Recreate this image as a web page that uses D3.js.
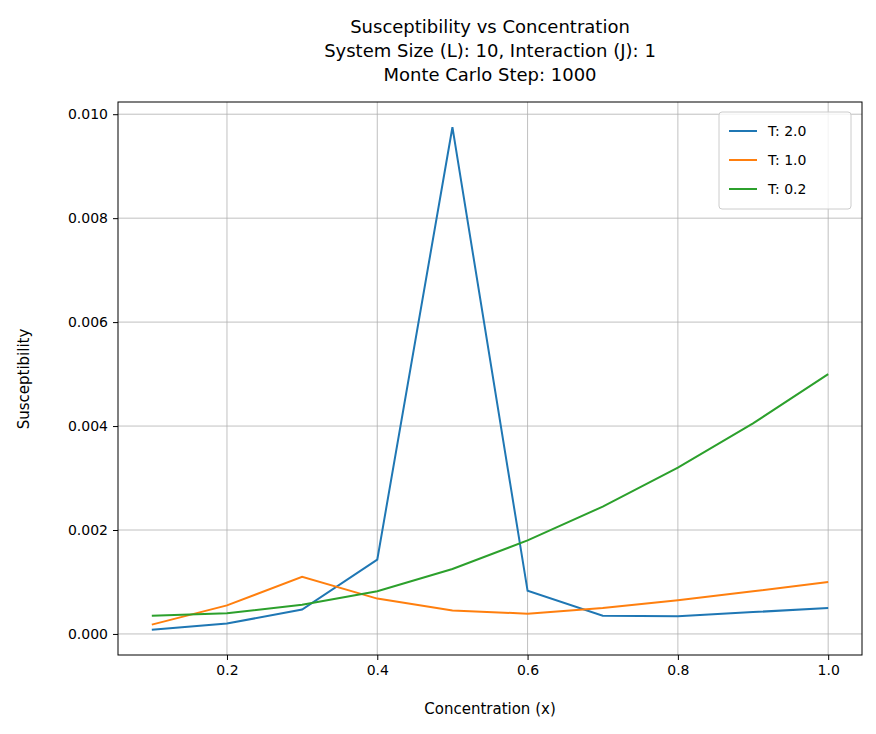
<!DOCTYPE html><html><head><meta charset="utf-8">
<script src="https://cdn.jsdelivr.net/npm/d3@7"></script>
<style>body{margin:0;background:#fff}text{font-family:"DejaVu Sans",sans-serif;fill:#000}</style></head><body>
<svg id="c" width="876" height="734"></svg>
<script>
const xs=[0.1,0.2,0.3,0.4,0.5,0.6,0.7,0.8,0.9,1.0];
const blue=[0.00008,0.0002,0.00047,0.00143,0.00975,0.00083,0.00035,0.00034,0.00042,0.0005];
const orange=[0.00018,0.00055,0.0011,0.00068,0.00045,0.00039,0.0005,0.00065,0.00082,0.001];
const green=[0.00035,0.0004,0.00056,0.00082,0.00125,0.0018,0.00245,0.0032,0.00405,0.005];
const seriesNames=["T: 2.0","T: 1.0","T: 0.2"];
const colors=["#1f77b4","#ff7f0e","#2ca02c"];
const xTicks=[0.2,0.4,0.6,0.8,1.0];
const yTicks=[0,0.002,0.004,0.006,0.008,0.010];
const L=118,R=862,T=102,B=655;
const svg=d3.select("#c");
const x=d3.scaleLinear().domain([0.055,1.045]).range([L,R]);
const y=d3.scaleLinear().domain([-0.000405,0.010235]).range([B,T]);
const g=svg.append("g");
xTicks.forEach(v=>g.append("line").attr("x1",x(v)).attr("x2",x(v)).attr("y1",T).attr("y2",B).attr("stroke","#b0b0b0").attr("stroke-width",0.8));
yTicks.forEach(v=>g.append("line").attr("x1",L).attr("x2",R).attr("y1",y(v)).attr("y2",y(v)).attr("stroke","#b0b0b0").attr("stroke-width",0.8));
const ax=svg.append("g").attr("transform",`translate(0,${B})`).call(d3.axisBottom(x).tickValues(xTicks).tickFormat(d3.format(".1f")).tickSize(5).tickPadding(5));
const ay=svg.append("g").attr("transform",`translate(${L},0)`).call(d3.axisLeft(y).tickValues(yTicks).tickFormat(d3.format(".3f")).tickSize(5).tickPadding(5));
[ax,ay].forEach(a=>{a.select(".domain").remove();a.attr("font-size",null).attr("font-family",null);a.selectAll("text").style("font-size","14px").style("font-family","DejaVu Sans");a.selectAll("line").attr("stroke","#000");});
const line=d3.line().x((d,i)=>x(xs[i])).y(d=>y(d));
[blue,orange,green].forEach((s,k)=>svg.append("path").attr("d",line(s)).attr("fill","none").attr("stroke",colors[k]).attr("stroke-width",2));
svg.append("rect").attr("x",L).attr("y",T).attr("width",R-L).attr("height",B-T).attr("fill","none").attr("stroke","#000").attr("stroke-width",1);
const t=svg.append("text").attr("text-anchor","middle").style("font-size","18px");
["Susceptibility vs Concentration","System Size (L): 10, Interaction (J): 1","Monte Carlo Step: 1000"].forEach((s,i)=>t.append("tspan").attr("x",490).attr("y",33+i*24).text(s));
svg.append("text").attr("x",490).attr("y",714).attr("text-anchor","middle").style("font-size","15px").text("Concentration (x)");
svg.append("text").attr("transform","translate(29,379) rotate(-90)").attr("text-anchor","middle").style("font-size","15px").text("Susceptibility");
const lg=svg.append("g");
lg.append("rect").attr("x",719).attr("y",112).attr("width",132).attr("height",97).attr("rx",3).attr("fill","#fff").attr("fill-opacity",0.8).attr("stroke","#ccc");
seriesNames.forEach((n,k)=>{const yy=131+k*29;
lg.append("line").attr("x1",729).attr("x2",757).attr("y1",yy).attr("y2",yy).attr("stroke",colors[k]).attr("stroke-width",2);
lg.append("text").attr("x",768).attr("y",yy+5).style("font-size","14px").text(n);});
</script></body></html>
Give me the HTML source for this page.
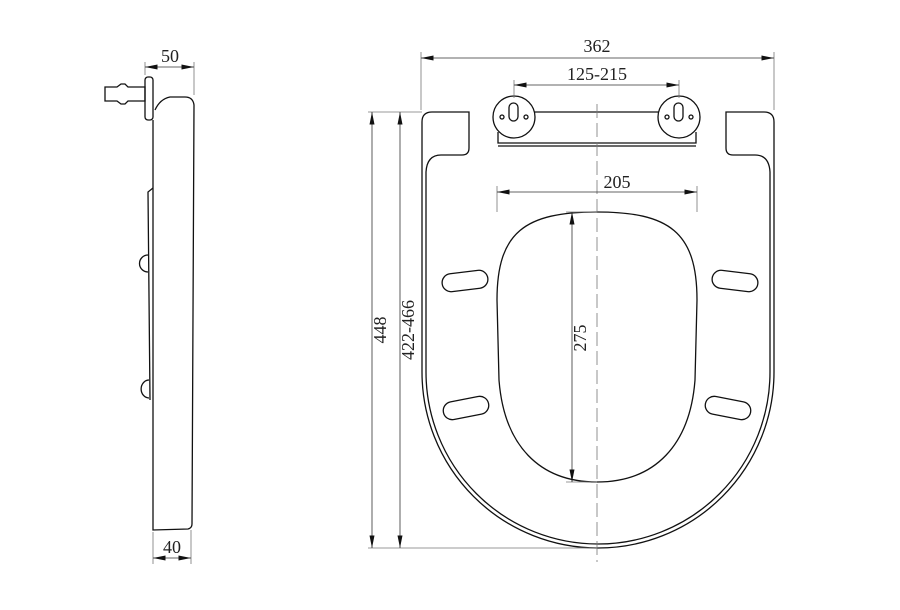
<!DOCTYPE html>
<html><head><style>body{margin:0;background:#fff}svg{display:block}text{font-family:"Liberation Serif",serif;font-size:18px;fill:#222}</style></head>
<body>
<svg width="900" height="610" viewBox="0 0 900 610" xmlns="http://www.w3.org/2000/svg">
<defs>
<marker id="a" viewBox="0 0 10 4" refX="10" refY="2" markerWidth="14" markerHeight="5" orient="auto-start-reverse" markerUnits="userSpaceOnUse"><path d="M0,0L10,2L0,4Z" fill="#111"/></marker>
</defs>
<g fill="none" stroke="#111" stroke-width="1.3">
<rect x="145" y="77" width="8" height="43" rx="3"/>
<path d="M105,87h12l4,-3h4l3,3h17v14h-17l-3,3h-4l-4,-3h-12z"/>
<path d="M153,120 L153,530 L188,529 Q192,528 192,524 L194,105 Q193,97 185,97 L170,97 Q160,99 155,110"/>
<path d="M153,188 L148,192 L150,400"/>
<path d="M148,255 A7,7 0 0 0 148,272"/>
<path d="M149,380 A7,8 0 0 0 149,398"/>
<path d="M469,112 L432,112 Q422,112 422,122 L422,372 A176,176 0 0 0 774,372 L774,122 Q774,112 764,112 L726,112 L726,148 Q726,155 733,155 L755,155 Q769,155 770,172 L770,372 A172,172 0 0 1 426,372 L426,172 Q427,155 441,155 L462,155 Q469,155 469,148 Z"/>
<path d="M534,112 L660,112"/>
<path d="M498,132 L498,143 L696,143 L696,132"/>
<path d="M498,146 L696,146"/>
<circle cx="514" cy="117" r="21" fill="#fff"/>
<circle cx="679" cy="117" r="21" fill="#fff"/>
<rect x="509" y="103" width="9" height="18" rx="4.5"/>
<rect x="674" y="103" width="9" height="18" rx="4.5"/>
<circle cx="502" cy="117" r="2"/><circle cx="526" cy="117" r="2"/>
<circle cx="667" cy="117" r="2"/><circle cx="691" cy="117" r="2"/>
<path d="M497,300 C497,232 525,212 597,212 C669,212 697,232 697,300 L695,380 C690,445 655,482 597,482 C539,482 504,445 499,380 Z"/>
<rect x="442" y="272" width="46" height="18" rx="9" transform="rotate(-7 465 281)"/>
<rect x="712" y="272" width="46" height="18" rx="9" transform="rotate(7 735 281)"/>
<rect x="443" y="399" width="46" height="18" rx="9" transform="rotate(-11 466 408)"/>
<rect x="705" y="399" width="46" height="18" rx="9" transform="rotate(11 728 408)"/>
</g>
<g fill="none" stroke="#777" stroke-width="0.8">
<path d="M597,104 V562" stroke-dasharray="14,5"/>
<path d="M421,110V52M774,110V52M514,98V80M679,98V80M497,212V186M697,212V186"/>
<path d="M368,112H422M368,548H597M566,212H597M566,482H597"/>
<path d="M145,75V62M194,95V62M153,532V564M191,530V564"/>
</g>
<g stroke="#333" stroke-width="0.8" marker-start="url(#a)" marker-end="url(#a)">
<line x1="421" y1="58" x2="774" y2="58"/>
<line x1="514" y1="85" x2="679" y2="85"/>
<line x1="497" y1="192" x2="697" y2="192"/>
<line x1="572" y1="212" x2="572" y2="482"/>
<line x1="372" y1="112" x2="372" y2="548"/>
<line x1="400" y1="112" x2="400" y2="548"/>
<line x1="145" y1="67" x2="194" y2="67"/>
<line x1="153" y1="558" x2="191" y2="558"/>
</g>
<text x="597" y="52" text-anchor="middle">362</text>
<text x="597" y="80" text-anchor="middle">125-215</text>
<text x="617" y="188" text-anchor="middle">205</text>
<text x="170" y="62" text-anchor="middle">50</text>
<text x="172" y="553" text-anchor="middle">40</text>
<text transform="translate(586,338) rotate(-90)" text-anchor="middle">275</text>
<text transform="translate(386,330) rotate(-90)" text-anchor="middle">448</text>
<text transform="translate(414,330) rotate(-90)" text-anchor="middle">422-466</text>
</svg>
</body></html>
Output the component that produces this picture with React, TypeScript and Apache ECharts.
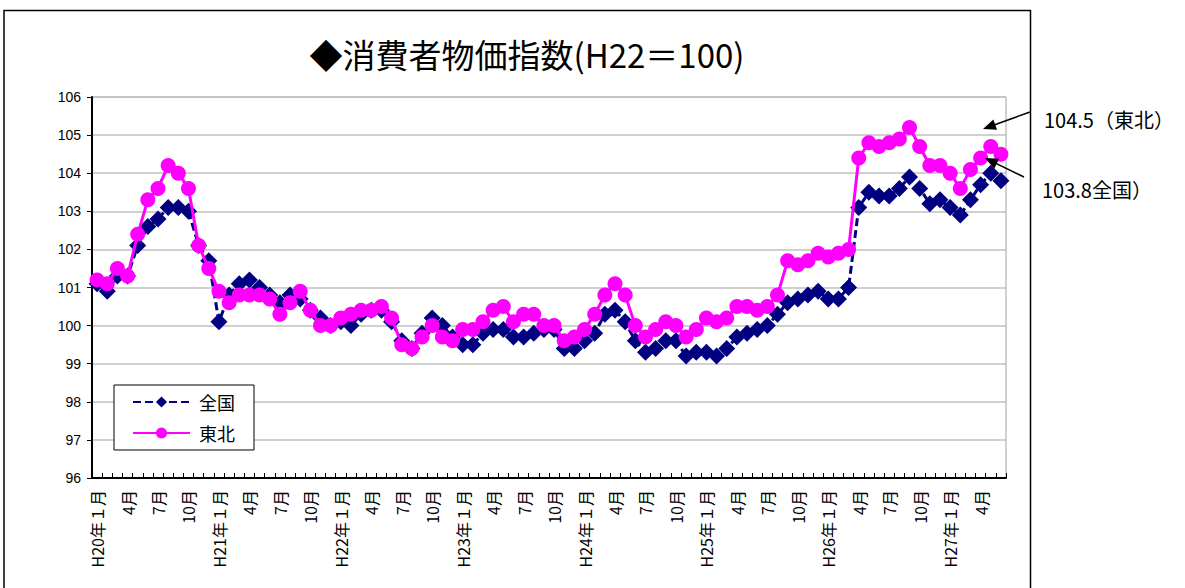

### TASK DIRECTIONS
Omit each picture, then return all of the listing exactly as it stands.

### SOLUTION TO THIS PROBLEM
Recreate this image as a web page that uses D3.js.
<!DOCTYPE html><html><head><meta charset="utf-8">
<script src="https://cdn.jsdelivr.net/npm/d3@7"></script>
<style>body{margin:0;background:#fff}text{font-family:"DejaVu Sans",sans-serif;fill:#000}</style></head><body>
<svg id="c" width="876" height="734"></svg>
<script>
const xs=[0.1,0.2,0.3,0.4,0.5,0.6,0.7,0.8,0.9,1.0];
const blue=[0.00008,0.0002,0.00047,0.00143,0.00975,0.00083,0.00035,0.00034,0.00042,0.0005];
const orange=[0.00018,0.00055,0.0011,0.00068,0.00045,0.00039,0.0005,0.00065,0.00082,0.001];
const green=[0.00035,0.0004,0.00056,0.00082,0.00125,0.0018,0.00245,0.0032,0.00405,0.005];
const seriesNames=["T: 2.0","T: 1.0","T: 0.2"];
const colors=["#1f77b4","#ff7f0e","#2ca02c"];
const xTicks=[0.2,0.4,0.6,0.8,1.0];
const yTicks=[0,0.002,0.004,0.006,0.008,0.010];
const L=118,R=862,T=102,B=655;
const svg=d3.select("#c");
const x=d3.scaleLinear().domain([0.055,1.045]).range([L,R]);
const y=d3.scaleLinear().domain([-0.000405,0.010235]).range([B,T]);
const g=svg.append("g");
xTicks.forEach(v=>g.append("line").attr("x1",x(v)).attr("x2",x(v)).attr("y1",T).attr("y2",B).attr("stroke","#b0b0b0").attr("stroke-width",0.8));
yTicks.forEach(v=>g.append("line").attr("x1",L).attr("x2",R).attr("y1",y(v)).attr("y2",y(v)).attr("stroke","#b0b0b0").attr("stroke-width",0.8));
const ax=svg.append("g").attr("transform",`translate(0,${B})`).call(d3.axisBottom(x).tickValues(xTicks).tickFormat(d3.format(".1f")).tickSize(5).tickPadding(5));
const ay=svg.append("g").attr("transform",`translate(${L},0)`).call(d3.axisLeft(y).tickValues(yTicks).tickFormat(d3.format(".3f")).tickSize(5).tickPadding(5));
[ax,ay].forEach(a=>{a.select(".domain").remove();a.attr("font-size",null).attr("font-family",null);a.selectAll("text").style("font-size","14px").style("font-family","DejaVu Sans");a.selectAll("line").attr("stroke","#000");});
const line=d3.line().x((d,i)=>x(xs[i])).y(d=>y(d));
[blue,orange,green].forEach((s,k)=>svg.append("path").attr("d",line(s)).attr("fill","none").attr("stroke",colors[k]).attr("stroke-width",2));
svg.append("rect").attr("x",L).attr("y",T).attr("width",R-L).attr("height",B-T).attr("fill","none").attr("stroke","#000").attr("stroke-width",1);
const t=svg.append("text").attr("text-anchor","middle").style("font-size","18px");
["Susceptibility vs Concentration","System Size (L): 10, Interaction (J): 1","Monte Carlo Step: 1000"].forEach((s,i)=>t.append("tspan").attr("x",490).attr("y",33+i*24).text(s));
svg.append("text").attr("x",490).attr("y",714).attr("text-anchor","middle").style("font-size","15px").text("Concentration (x)");
svg.append("text").attr("transform","translate(29,379) rotate(-90)").attr("text-anchor","middle").style("font-size","15px").text("Susceptibility");
const lg=svg.append("g");
lg.append("rect").attr("x",719).attr("y",112).attr("width",132).attr("height",97).attr("rx",3).attr("fill","#fff").attr("fill-opacity",0.8).attr("stroke","#ccc");
seriesNames.forEach((n,k)=>{const yy=131+k*29;
lg.append("line").attr("x1",729).attr("x2",757).attr("y1",yy).attr("y2",yy).attr("stroke",colors[k]).attr("stroke-width",2);
lg.append("text").attr("x",768).attr("y",yy+5).style("font-size","14px").text(n);});
</script></body></html>
Give me the HTML source for this page.
<!DOCTYPE html>
<html><head><style>body{margin:0;background:#fff}svg{display:block}text{font-family:"Liberation Serif",serif;font-size:18px;fill:#222}</style></head>
<body>
<svg width="900" height="610" viewBox="0 0 900 610" xmlns="http://www.w3.org/2000/svg">
<defs>
<marker id="a" viewBox="0 0 10 4" refX="10" refY="2" markerWidth="14" markerHeight="5" orient="auto-start-reverse" markerUnits="userSpaceOnUse"><path d="M0,0L10,2L0,4Z" fill="#111"/></marker>
</defs>
<g fill="none" stroke="#111" stroke-width="1.3">
<rect x="145" y="77" width="8" height="43" rx="3"/>
<path d="M105,87h12l4,-3h4l3,3h17v14h-17l-3,3h-4l-4,-3h-12z"/>
<path d="M153,120 L153,530 L188,529 Q192,528 192,524 L194,105 Q193,97 185,97 L170,97 Q160,99 155,110"/>
<path d="M153,188 L148,192 L150,400"/>
<path d="M148,255 A7,7 0 0 0 148,272"/>
<path d="M149,380 A7,8 0 0 0 149,398"/>
<path d="M469,112 L432,112 Q422,112 422,122 L422,372 A176,176 0 0 0 774,372 L774,122 Q774,112 764,112 L726,112 L726,148 Q726,155 733,155 L755,155 Q769,155 770,172 L770,372 A172,172 0 0 1 426,372 L426,172 Q427,155 441,155 L462,155 Q469,155 469,148 Z"/>
<path d="M534,112 L660,112"/>
<path d="M498,132 L498,143 L696,143 L696,132"/>
<path d="M498,146 L696,146"/>
<circle cx="514" cy="117" r="21" fill="#fff"/>
<circle cx="679" cy="117" r="21" fill="#fff"/>
<rect x="509" y="103" width="9" height="18" rx="4.5"/>
<rect x="674" y="103" width="9" height="18" rx="4.5"/>
<circle cx="502" cy="117" r="2"/><circle cx="526" cy="117" r="2"/>
<circle cx="667" cy="117" r="2"/><circle cx="691" cy="117" r="2"/>
<path d="M497,300 C497,232 525,212 597,212 C669,212 697,232 697,300 L695,380 C690,445 655,482 597,482 C539,482 504,445 499,380 Z"/>
<rect x="442" y="272" width="46" height="18" rx="9" transform="rotate(-7 465 281)"/>
<rect x="712" y="272" width="46" height="18" rx="9" transform="rotate(7 735 281)"/>
<rect x="443" y="399" width="46" height="18" rx="9" transform="rotate(-11 466 408)"/>
<rect x="705" y="399" width="46" height="18" rx="9" transform="rotate(11 728 408)"/>
</g>
<g fill="none" stroke="#777" stroke-width="0.8">
<path d="M597,104 V562" stroke-dasharray="14,5"/>
<path d="M421,110V52M774,110V52M514,98V80M679,98V80M497,212V186M697,212V186"/>
<path d="M368,112H422M368,548H597M566,212H597M566,482H597"/>
<path d="M145,75V62M194,95V62M153,532V564M191,530V564"/>
</g>
<g stroke="#333" stroke-width="0.8" marker-start="url(#a)" marker-end="url(#a)">
<line x1="421" y1="58" x2="774" y2="58"/>
<line x1="514" y1="85" x2="679" y2="85"/>
<line x1="497" y1="192" x2="697" y2="192"/>
<line x1="572" y1="212" x2="572" y2="482"/>
<line x1="372" y1="112" x2="372" y2="548"/>
<line x1="400" y1="112" x2="400" y2="548"/>
<line x1="145" y1="67" x2="194" y2="67"/>
<line x1="153" y1="558" x2="191" y2="558"/>
</g>
<text x="597" y="52" text-anchor="middle">362</text>
<text x="597" y="80" text-anchor="middle">125-215</text>
<text x="617" y="188" text-anchor="middle">205</text>
<text x="170" y="62" text-anchor="middle">50</text>
<text x="172" y="553" text-anchor="middle">40</text>
<text transform="translate(586,338) rotate(-90)" text-anchor="middle">275</text>
<text transform="translate(386,330) rotate(-90)" text-anchor="middle">448</text>
<text transform="translate(414,330) rotate(-90)" text-anchor="middle">422-466</text>
</svg>
</body></html>
Output the component that produces this picture with React, TypeScript and Apache ECharts.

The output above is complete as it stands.